KENYA – The divestiture agency is pushing the State to hasten the privatisation of New Kenya Co-operative Creameries (New KCC) to help the firm survive in a competitive business environment.
Privatisation Commission of Kenya chairman Henry Obwocha on Monday asked the National Treasury to prioritise the sale of the 100 per cent stake it owns in the dairy to farmers.
“Following reconstitution of the Privatisation Commission Board, the commission has made recommendations to the National Treasury that due to the delay in the implementation of the rationalisation programme some of the transactions be allowed to proceed in view of urgent remedial measures that need to be undertaken.
This is, however, a matter for consideration by the government,” said Mr Obwocha. He was speaking during a dairy sector stakeholders meeting in Nairobi.
Once New KCC is privatised, the government is expected to retain between 10 to 20 per cent of the shares for oversight purposes.

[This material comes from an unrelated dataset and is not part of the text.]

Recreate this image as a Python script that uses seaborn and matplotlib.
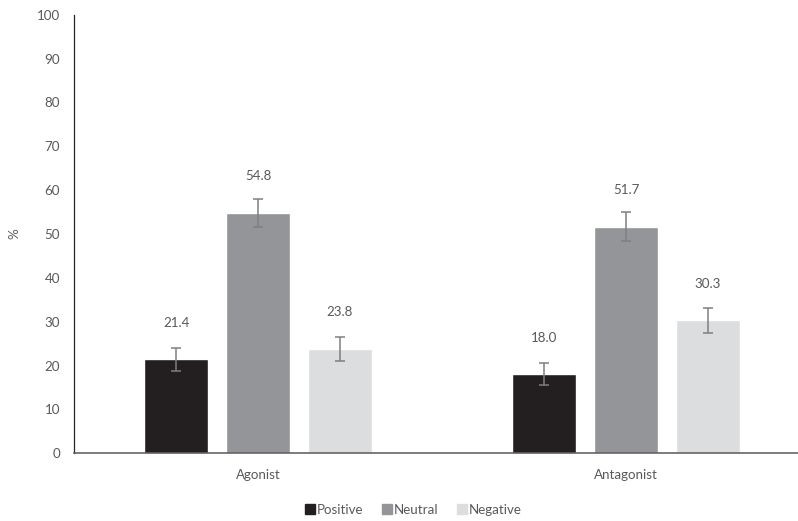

The commission has sourced consultancy services to review work done so far on the proposed privatisation. The bid documents are expected to be opened on Friday.
The commission has also been engaging stakeholders in the sugarcane belt of western Kenya on the potential sale of State-owned Chemelil, Sony, Nzoia and Muhoroni sugar millers.
The creameries chairman Matu Wamae at the same time announced New KCC Ultra-heat treated (UHT) milk factory in Eldoret will be operational in the first quarter of the year.
New KCC, the oldest formal milk processor, is only one of the firms lined up for privatisation. The firm has been of interest to political brokers who at one point attempted to privatise for their own interest.
Other firms lined up for sale are largely hotel units held through State agencies.
The process has been delayed by constitution of the commission and in the case of sugar millers, court cases brought by the county governments.